Inferring the Karlin-Altschul statistics

There will be 3 major steps in the discourse.

1(*I don't know, how to do this yet). I'll show how to reduce the problem of search of the desired probability to a problem of estimation of probability to find a segment with score higher than S in ONE randomly generated sequence of i.i.d. random variables (where each random variable can take one of 400 values, each of them is a weight of pair of letters).

2. I'll show that the second probability can be found as the sum of probabilities of states of Markov process, which generates all the sequences of i.i.d. random variables, that don't contain segment pairs with weights >= S, after generation of that sequences. I'll show that the transition matrix of that Markov process is close to Toeplitz matrices, which, in turn, can be asymptotically approximated by Circulant matrices.

3(*I don't know, how to do this yet). I'll show, that the ratio between the main eigenvalues of Toeplitz and Circulant matrices, upon the weight S approaching ininity is C*exp(e^-S).

1. From two sequences to one sequence

First of all, instead of searching for p(M,N,S), let's look for 1-p(M,N,S). That is the probability, that there is no pair of segments with score higher than S in a pair of randomly generated sequences.

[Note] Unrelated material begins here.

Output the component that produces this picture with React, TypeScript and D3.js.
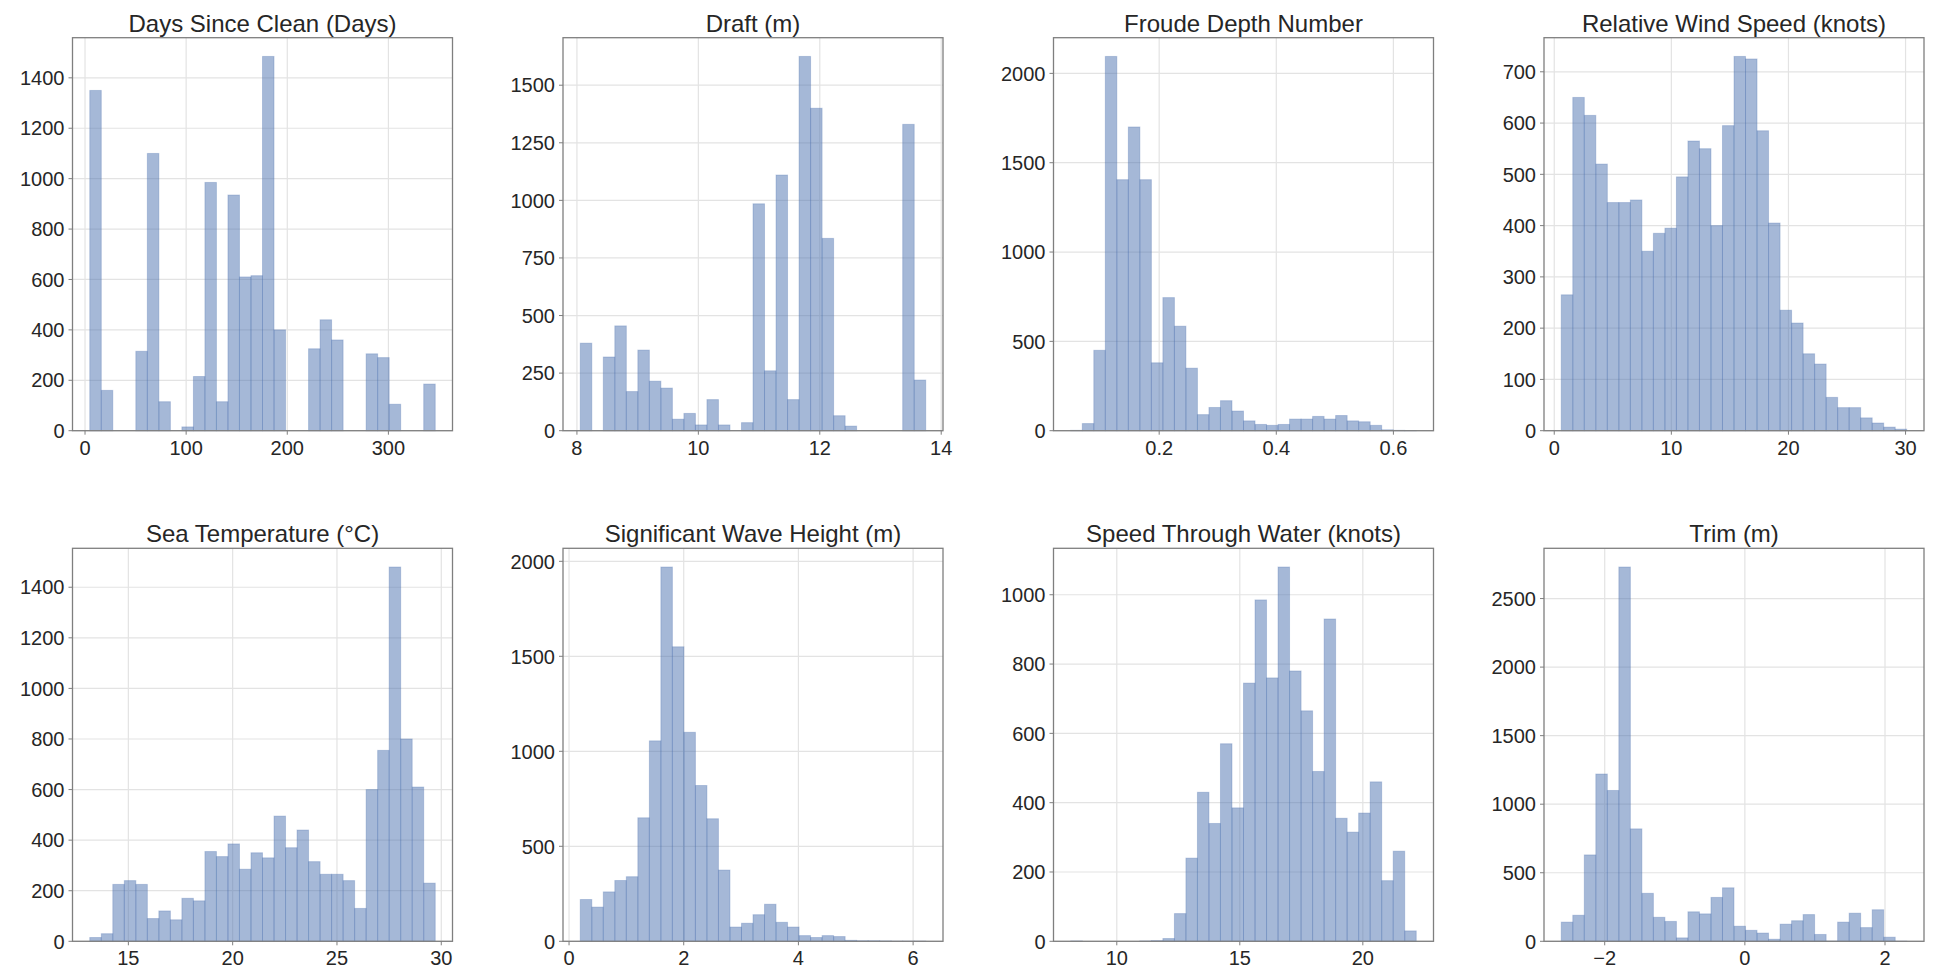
import React from 'react'
import * as d3 from 'd3'

// panel titles and value ranges (min, max of each column)
const titles = [
  'Days Since Clean (Days)',
  'Draft (m)',
  'Froude Depth Number',
  'Relative Wind Speed (knots)',
  'Sea Temperature (°C)',
  'Significant Wave Height (m)',
  'Speed Through Water (knots)',
  'Trim (m)',
]

const ranges: [number, number][] = [
  [4.7, 346.3],
  [8.055, 13.745],
  [0.049, 0.639],
  [0.6, 30.1],
  [13.15, 29.71],
  [0.196, 6.22],
  [8.13, 22.17],
  [-2.62, 2.31],
]

// 30-bin histogram counts
const daysCounts = [1350, 160, 0, 0, 315, 1100, 115, 0, 15, 215, 985, 115, 935, 610, 615, 1485, 400, 0, 0, 325, 440, 360, 0, 0, 305, 290, 105, 0, 0, 185]
const draftCounts = [380, 0, 320, 455, 170, 350, 215, 185, 50, 75, 25, 135, 25, 0, 35, 985, 260, 1110, 135, 1625, 1400, 835, 65, 20, 0, 0, 0, 0, 1330, 220]
const froudeCounts = [2, 40, 450, 2095, 1405, 1700, 1405, 380, 745, 585, 350, 90, 130, 168, 110, 55, 35, 30, 35, 65, 65, 80, 65, 85, 55, 50, 30, 5, 2, 1]
const windCounts = [265, 650, 615, 520, 445, 445, 450, 350, 385, 395, 495, 565, 550, 400, 595, 730, 725, 585, 405, 235, 210, 150, 130, 65, 45, 45, 25, 15, 7, 3]
const seaTempCounts = [15, 30, 225, 240, 225, 90, 120, 85, 170, 160, 355, 335, 385, 285, 350, 330, 495, 370, 440, 315, 265, 265, 240, 130, 600, 755, 1480, 800, 610, 230]
const waveCounts = [220, 180, 260, 320, 340, 650, 1055, 1970, 1550, 1100, 820, 645, 375, 75, 95, 140, 195, 100, 75, 30, 20, 30, 25, 5, 3, 3, 2, 1, 1, 1]
const stwCounts = [1, 0, 0, 0, 0, 0, 1, 2, 8, 80, 240, 430, 340, 570, 385, 745, 985, 760, 1080, 780, 665, 490, 930, 355, 315, 370, 460, 175, 260, 30]
const trimCounts = [140, 190, 630, 1220, 1100, 2730, 820, 350, 175, 145, 25, 215, 200, 320, 390, 110, 80, 60, 15, 125, 150, 195, 50, 2, 140, 205, 100, 230, 30, 1]

const counts = [daysCounts, draftCounts, froudeCounts, windCounts, seaTempCounts, waveCounts, stwCounts, trimCounts]

// tick values
const xTicks = [
  [0, 100, 200, 300],
  [8, 10, 12, 14],
  [0.2, 0.4, 0.6],
  [0, 10, 20, 30],
  [15, 20, 25, 30],
  [0, 2, 4, 6],
  [10, 15, 20],
  [-2, 0, 2],
]
const yTicks = [
  [0, 200, 400, 600, 800, 1000, 1200, 1400],
  [0, 250, 500, 750, 1000, 1250, 1500],
  [0, 500, 1000, 1500, 2000],
  [0, 100, 200, 300, 400, 500, 600, 700],
  [0, 200, 400, 600, 800, 1000, 1200, 1400],
  [0, 500, 1000, 1500, 2000],
  [0, 200, 400, 600, 800, 1000],
  [0, 500, 1000, 1500, 2000, 2500],
]

const W = 1937
const H = 973
const panelW = 380
const panelH = 393
const lefts = [72.5, 563, 1053.5, 1544]
const tops = [37.7, 548.3]
const font = '"Liberation Sans", Arial, Helvetica, sans-serif'
const frameColor = '#7f7f7f'
const gridColor = '#e3e3e3'
const textColor = '#262626'

const fmtX = (v: number) => String(v).replace('-', '\u2212')

const Hist = ({ left, top, title, range, data, xt, yt }) => {
  const [lo, hi] = range
  const pad = (hi - lo) * 0.05
  const x = d3.scaleLinear().domain([lo - pad, hi + pad]).range([0, panelW])
  const y = d3.scaleLinear().domain([0, (d3.max(data) as number) * 1.05]).range([panelH, 0])
  const step = (hi - lo) / data.length
  const bins = data.map((c, i) => ({ x0: lo + i * step, x1: lo + (i + 1) * step, c }))

  return (
    <g transform={`translate(${left},${top})`}>
      {xt.map((t) => (
        <line key={'gx' + t} x1={x(t)} x2={x(t)} y1={0} y2={panelH} stroke={gridColor} strokeWidth={1.2} />
      ))}
      {yt.map((t) => (
        <line key={'gy' + t} x1={0} x2={panelW} y1={y(t)} y2={y(t)} stroke={gridColor} strokeWidth={1.2} />
      ))}
      {bins.map((b, i) =>
        b.c > 0 ? (
          <rect
            key={i}
            x={x(b.x0)}
            y={y(b.c)}
            width={x(b.x1) - x(b.x0)}
            height={panelH - y(b.c)}
            fill="rgba(76,114,176,0.5)"
            stroke="rgba(76,114,176,0.3)"
            strokeWidth={1}
          />
        ) : null
      )}
      <rect x={0} y={0} width={panelW} height={panelH} fill="none" stroke={frameColor} strokeWidth={1.3} />
      {xt.map((t) => (
        <g key={'tx' + t} transform={`translate(${x(t)},${panelH})`}>
          <line y1={0} y2={4} stroke={frameColor} strokeWidth={1} />
          <text y={9} dy="0.76em" textAnchor="middle" fontSize={20} fill={textColor}>
            {fmtX(t)}
          </text>
        </g>
      ))}
      {yt.map((t) => (
        <g key={'ty' + t} transform={`translate(0,${y(t)})`}>
          <line x1={0} x2={-4} stroke={frameColor} strokeWidth={1} />
          <text x={-8} dy="0.36em" textAnchor="end" fontSize={20} fill={textColor}>
            {t}
          </text>
        </g>
      ))}
      <text x={panelW / 2} y={-6} textAnchor="middle" fontSize={24} fill={textColor}>
        {title}
      </text>
    </g>
  )
}

const App = () => (
  <svg
    width={W}
    height={H}
    style={{ position: 'absolute', left: 0, top: 0, background: '#fff' }}
    fontFamily={font}
  >
    {titles.map((t, i) => (
      <Hist
        key={t}
        left={lefts[i % 4]}
        top={tops[Math.floor(i / 4)]}
        title={t}
        range={ranges[i]}
        data={counts[i]}
        xt={xTicks[i]}
        yt={yTicks[i]}
      />
    ))}
  </svg>
)

export default App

Secondarily, let's exhaust all the possible segment pairs. If you've already generated a pair of sequences, you can assign one sequence to another one in all the possible ways, let's call them shifts:

      HANDEL
VIVALDI

     HANDEL
VIVALDI

    HANDEL
VIVALDI

   HANDEL
VIVALDI

  HANDEL
VIVALDI

 HANDEL
VIVALDI

HANDEL
VIVALDI

HANDEL
 VIVALDI

HANDEL
  VIVALDI

HANDEL
   VIVALDI

HANDEL
    VIVALDI

HANDEL
     VIVALDI

Let's say we have shift 1, shift 2 and so on , totally N+M-1 shifts. Within each shift there are some positions, where sequences are assigned corresponding to each other, for instance for

 HANDEL
VIVALDI

there are 5 such positions, let's call it length of shift. So, each letter pair of a shift is assigned a weight and probability.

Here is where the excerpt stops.